# Deer Corn Thief



## bar-d

I think this guy got tired of watching this pig eat his deer corn.
Right in the marble sack!


----------



## Mattuk

Thats fantastic bar-d!


----------



## JTKillough

Darn pig never even seen it coming....Too funny.


----------



## youngdon

OUCH ! Happy fathers day to you too Danny.


----------



## hassell

Good one bar-d.


----------



## On a call

I liked it !!

Must not have wanted the blood smell around. My hat is off to this guy. I wonder how long before that oiker came back ?

Nice find Danny


----------



## bones44

That's awesome !! Thanks for the laugh.


----------



## Antlerz22

Left nut corner pocket! Right nut bang.


----------



## Helmet_S

Now that is funny stuff right there. Man how I wish I could find a decent place to put the hurt on some pigs.

Now which one of you guys is this in the video?


----------



## bar-d

Not me helmet. Found the link on another forum.


----------



## Mattuk

There are other forums bar-d? Its like being cheated on!


----------



## bar-d

Mattuk said:


> There are other forums bar-d? Its like being cheated on!


As members of the Pro Staff, we feel it is our duty to "recon" the competition to help lower the chance of someone developing a better forum than ours.


----------



## Mattuk

A good and quick come back!


----------



## youngdon

What bar-d says is true Matt, I would NOT recommend this tact with your spouse or loved one though.


----------



## Mattuk

I'm giving it thought at the moment!!!!!


----------



## bar-d

Tread lightly Ol' Chap.


----------



## Mattuk

I wouldn't but at least she'd then have a reason to be like she is at the moment!


----------



## youngdon

Matt .... I know you know this but I'm going to type it anyway, WOMEN DON'T NEED A REASON


----------



## Mattuk

Hmmm...........


----------



## bar-d

Mattuk said:


> Hmmm...........


.........







..........


----------



## Mattuk

I hate it when he's right!


----------



## bones44

He's always right Matt. Always......


----------



## Mattuk

Well I want the lottery numbers for next weekend then!


----------



## youngdon

Not really.... just ask my wife.


----------



## Mattuk

Always bloody right!


----------



## youngdon

How high do the lotto numbers go Matt?


----------



## SWAMPBUCK10PT

*right onSB*


----------



## El Gato Loco

PRICELESS! Thanks for sharing, Danny! LOL!


----------



## Mattuk

youngdon said:


> How high do the lotto numbers go Matt?


1 to 49, I think.


----------



## youngdon

Do I get 50% ?


----------



## On a call

Are you investing half ?


----------



## youngdon

Nope !!


----------



## Mattuk

Don if you gave me the right numbers to X amount of millions ( proper millions in £'s) you could have 60%!


----------



## youngdon

2,18,27,16,38,9


----------



## Mattuk

Thats 5 I need 6!


----------



## youngdon

There you go, play them for three weeks.


----------



## Mattuk

Thank you Don I will!


----------



## On a call

Those look like good numbers...just like all the rest







( Rain Man )


----------



## Mattuk

We'll see Brian!


----------



## Mattuk

You'd better be right Don!


----------



## youngdon

Three weeks Matt.


----------



## Mattuk

BEEP BEEP BEEP! Sounds like backing out there Don!


----------



## On a call

Might be the fourth ?


----------



## Mattuk

More likely not at all!


----------



## On a call

I will just tell you...best of luck, those odds are to great for me.

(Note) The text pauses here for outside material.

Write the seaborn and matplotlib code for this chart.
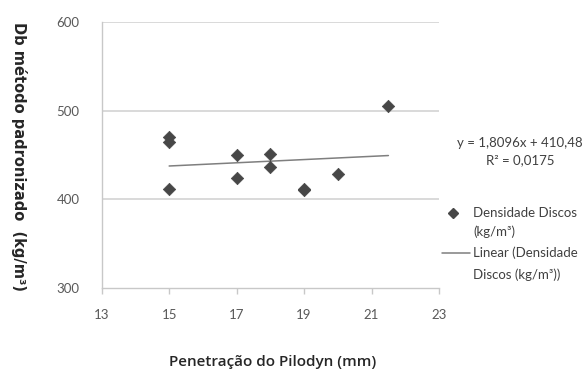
import numpy as np
import pandas as pd
import matplotlib
matplotlib.use("Agg")
import matplotlib.pyplot as plt
from matplotlib.lines import Line2D
import seaborn as sns

# Pilodyn penetration (mm) and standard-method basic density (kg/m³)
penetracao = [15, 15, 15, 17, 17, 18, 18, 19, 19, 20, 21.5]
densidade = [470, 465, 412, 450, 424, 451, 436, 411, 412, 429, 505]

# Linear trendline coefficients
slope = 1.8096
intercept = 410.48
r2 = 0.0175

x_ticks = [13, 15, 17, 19, 21, 23]
y_ticks = [300, 400, 500, 600]

W, H = 583, 369

sns.set_theme(style="white")
plt.rcParams["font.family"] = ["Lato", "DejaVu Sans"]

fig = plt.figure(figsize=(W / 100, H / 100), dpi=100)
ax = fig.add_axes([101.7 / W, 1 - 288.3 / H, (439 - 101.7) / W, (288.3 - 21.7) / H])

df = pd.DataFrame({"x": penetracao, "y": densidade})
sns.scatterplot(data=df, x="x", y="y", marker="D", s=40, color="#474747",
                edgecolor="#474747", linewidth=0.5, ax=ax, zorder=3)

xr = np.array([min(penetracao), max(penetracao)])
trend = pd.DataFrame({"x": xr, "y": slope * xr + intercept})
sns.lineplot(data=trend, x="x", y="y", color="#7f7f7f", linewidth=1.1, ax=ax, zorder=2)

ax.set_xlim(13, 23)
ax.set_ylim(300, 600)
ax.set_xticks(x_ticks)
ax.set_yticks(y_ticks)
ax.set_xticklabels([str(t) for t in x_ticks])
ax.set_yticklabels([str(t) for t in y_ticks])

for y in y_ticks[1:]:
    ax.axhline(y, color="#d0d0d0", linewidth=1.1, zorder=1)

for side in ["top", "right"]:
    ax.spines[side].set_visible(False)
for side in ["left", "bottom"]:
    ax.spines[side].set_color("#c8c8c8")
    ax.spines[side].set_linewidth(1.0)

ax.tick_params(axis="x", which="both", bottom=True, direction="out", length=4,
               width=1.0, color="#c8c8c8", labelsize=9.5, labelcolor="#595959", pad=11)
ax.tick_params(axis="y", which="both", left=False, labelsize=9.5,
               labelcolor="#595959", pad=10)

ax.set_xlabel("")
ax.set_ylabel("")

fig.text(273 / W, 1 - 362 / H, "Penetração do Pilodyn (mm)", ha="center", va="center",
         fontsize=11, family=["Open Sans", "DejaVu Sans"], fontweight="semibold",
         color="#262626")
fig.text(19 / W, 1 - 156 / H, "Db método padronizado  (kg/m³)", ha="center", va="center",
         rotation=-90, fontsize=10.5, family=["DejaVu Sans"],
         fontweight="bold", color="#262626")

txt_color = "#404040"
fig.text(520 / W, 1 - 143 / H, f"y = {slope:.4f}x + {intercept:.2f}".replace(".", ","),
         ha="center", va="center", fontsize=9.5, color=txt_color)
fig.text(520 / W, 1 - 160 / H, f"R² = {r2:.4f}".replace(".", ","),
         ha="center", va="center", fontsize=9.5, color=txt_color)

# Legend, drawn by hand so each key sits beside the first line of its label
fig.add_artist(Line2D([453 / W], [1 - 213 / H], marker="D", linestyle="none",
                      color="#474747", markersize=4.8, transform=fig.transFigure))
fig.add_artist(Line2D([442 / W, 470 / W], [1 - 253 / H, 1 - 253 / H],
                      color="#7f7f7f", linewidth=1.1, transform=fig.transFigure))
legend_lines = [("Densidade Discos", 213), ("(kg/m³)", 232),
                ("Linear (Densidade", 253), ("Discos (kg/m³))", 275)]
for s, ypix in legend_lines:
    fig.text(473 / W, 1 - ypix / H, s, ha="left", va="center",
             fontsize=9.5, color=txt_color)

fig.savefig("out.png", dpi=100)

I have troubles winning a coin toss







:welcome:


----------



## youngdon

Mattuk said:


> BEEP BEEP BEEP! Sounds like backing out there Don!


Read the initial post, I said three weeks.


----------



## On a call

Matt...better do as dad says.


----------



## Mattuk

Oh trust me I will!


----------



## youngdon

youngdon said:


> There you go, play them for three weeks.

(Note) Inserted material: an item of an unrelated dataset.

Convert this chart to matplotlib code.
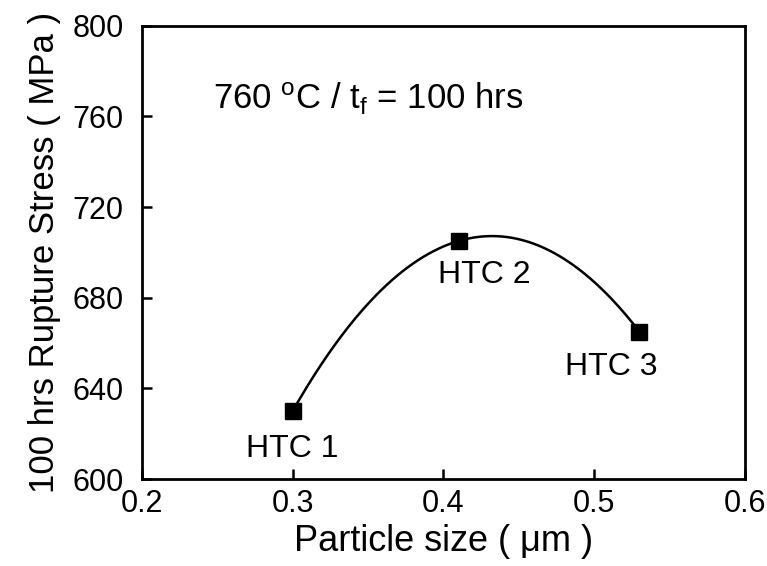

Post 36 in this thread just in case someone hasn't thoroughly read the entire thread.


----------



## bar-d

.....







.....


----------



## Mattuk

Ok. Well didn't he do well kicking that pig up the arse!


----------



## bar-d

Bang up job alright.


----------



## bones44

Something got banged up alright !! I heard bells ringing I think....LOL


----------



## On a call

I used to feel that way when I worked for a bone head boss....


----------



## bones44

On a call said:


> I used to feel that way when I worked for a bone head boss....

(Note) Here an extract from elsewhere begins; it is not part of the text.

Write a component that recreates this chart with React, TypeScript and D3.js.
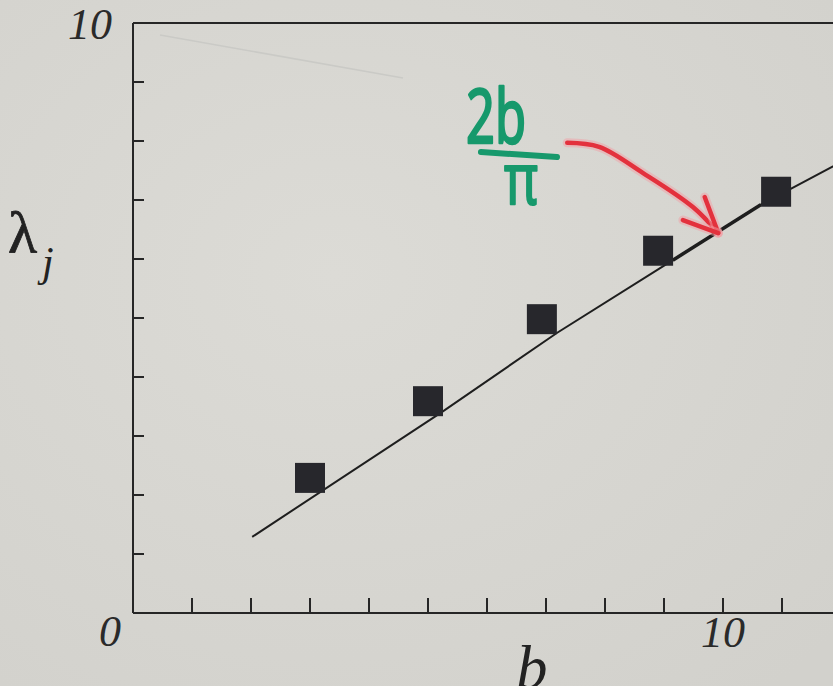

 Wives have been known to do that too.... I've watched the video a couple of times and still laugh. I'd love to try hog hunting that way !!


----------



## On a call

Grab em and put em in the back of the truck


----------



## bones44

And drive em somewhere else huh? LMAO


----------



## On a call

No wonder those guys liven in Texas show us all those photos of dead pigs......see how easy it is Tom. Could you emagine trying that with a pig around here.


----------



## youngdon

So are you sayin' the pigs are smarter there too ?


----------



## On a call

My lips are sealed...not wanting to talk about how smart eastern pigs are.


----------



## bones44

I'm not touchin this one........


----------



## On a call

Yeah...not unless you want to be beat like a dirty rug.


----------



## Antlerz22

Thought I'd shared something abstractly similar but different. I was in Korea back in 87~88 at Camp Essayons. There was this old Korean woman walking down the sidewalk with a bag of groceries in her arms and she was walking by a young Korean woman. Apparently the young Korean said something wrong, they had a few words, and grandma casually sets the grocery bag down against a wall there and as she faced the young woman she did a Bruce Lee kick super smooth and fast, right between the legs of the young woman like a man. Needless to say the young woman hit the ground and got into the fetal position holding her crotch, the old woman then turned and grabbed her grocery bag and walked where she was going as if nothing happened. Just a thought guys it works on women too!! But anyway the kick on the hog reminded me of the old lady.


----------



## Mattuk

I don't think it's something I'd ever wan't to see happen to a woman. Not to think of the harm it could cause.


----------



## youngdon

I'd guess to say the young woman probably disrespected her in some way, and although the punishment may have been harsh it may have been totally in line with their culture. I certainly don't condone it but respect is something we here in the "civilized" world are sorely lacking for one another.


----------



## Mattuk

Oh I understand what has happened Don and the difference in cultures but would still like to see the horrible old cow shot!


----------



## bones44

Sounds like she really p#$%d off that old lady !! Many Asian cultures revere the elders. Probably what set her off. Funny story though AZ22....


----------